Yes, it's an important principle, the key insight that lets us prove primality by checking up to sqrt(N) rather than N.

The OP to the thread only requires the minor correction that k could also be zero. Since N is specified to be odd, all positive integer divisors of N are odd, so any two of them differ by an even integer.

Pursuant to [b]CRGreathouse[/b]'s observation, suppose that N is composite. This means that N > 1, and that there is an integer n, 1 < n < N, such that n divides N. Suppose n is the [i]least[/i] such positive integer.
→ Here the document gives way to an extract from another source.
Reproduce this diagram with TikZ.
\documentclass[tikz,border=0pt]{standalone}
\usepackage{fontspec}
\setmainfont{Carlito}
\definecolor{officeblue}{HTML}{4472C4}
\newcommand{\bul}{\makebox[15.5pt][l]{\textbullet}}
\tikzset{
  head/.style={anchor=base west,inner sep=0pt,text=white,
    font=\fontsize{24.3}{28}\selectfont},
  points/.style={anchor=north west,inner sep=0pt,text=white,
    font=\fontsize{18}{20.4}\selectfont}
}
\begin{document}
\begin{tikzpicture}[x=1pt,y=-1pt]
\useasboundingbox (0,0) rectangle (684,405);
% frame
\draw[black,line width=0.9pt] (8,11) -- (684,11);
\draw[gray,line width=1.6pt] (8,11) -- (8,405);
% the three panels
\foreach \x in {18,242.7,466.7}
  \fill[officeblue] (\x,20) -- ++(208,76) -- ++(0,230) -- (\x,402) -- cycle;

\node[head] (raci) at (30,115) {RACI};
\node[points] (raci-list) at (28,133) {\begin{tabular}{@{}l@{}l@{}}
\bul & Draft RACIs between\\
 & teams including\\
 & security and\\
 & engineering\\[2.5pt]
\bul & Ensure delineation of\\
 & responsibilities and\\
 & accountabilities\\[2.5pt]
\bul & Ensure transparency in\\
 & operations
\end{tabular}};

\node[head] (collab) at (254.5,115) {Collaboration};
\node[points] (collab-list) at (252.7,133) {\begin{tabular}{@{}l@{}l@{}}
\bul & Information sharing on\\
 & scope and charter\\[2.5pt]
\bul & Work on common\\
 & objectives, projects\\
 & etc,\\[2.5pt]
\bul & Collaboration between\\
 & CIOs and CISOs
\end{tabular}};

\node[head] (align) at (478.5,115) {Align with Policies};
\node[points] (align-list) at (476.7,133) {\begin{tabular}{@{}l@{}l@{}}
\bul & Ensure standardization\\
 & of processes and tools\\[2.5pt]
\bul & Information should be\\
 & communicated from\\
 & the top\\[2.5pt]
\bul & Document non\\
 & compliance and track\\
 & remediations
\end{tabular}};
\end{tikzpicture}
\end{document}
Then, the observation is manifest by

[tex]n \le N/n[/tex],

so that

[tex]n^2 \le N.[/tex]

An additional observation: The integer n is prime. For n > 1, and if 1 < m < n, then m does [i]not[/i] divide n (because then m would divide N, contradicting the definition of n as the least such integer). Thus n is prime, directly from the definition of primality.

[QUOTE=Dr Sardonicus;478540]The OP to the thread only requires the minor correction that k could also be zero. Since N is specified to be odd, all positive integer divisors of N are odd, so any two of them differ by an even integer.

Pursuant to [b]CRGreathouse[/b]'s observation, suppose that N is composite. This means that N > 1, and that there is an integer n, 1 < n < N, such that n divides N. Suppose n is the [i]least[/i] such positive integer. Then, the observation is manifest by

[tex]n \le N/n[/tex],

so that

[tex]n^2 \le N.[/tex]

An additional observation: The integer n is prime. For n > 1, and if 1 < m < n, then m does [i]not[/i] divide n (because then m would divide N, contradicting the definition of n as the least such integer). Thus n is prime, directly from the definition of primality.[/QUOTE]

And using that k and n are coprime ( unless its a multiple) we can eliminate many k values.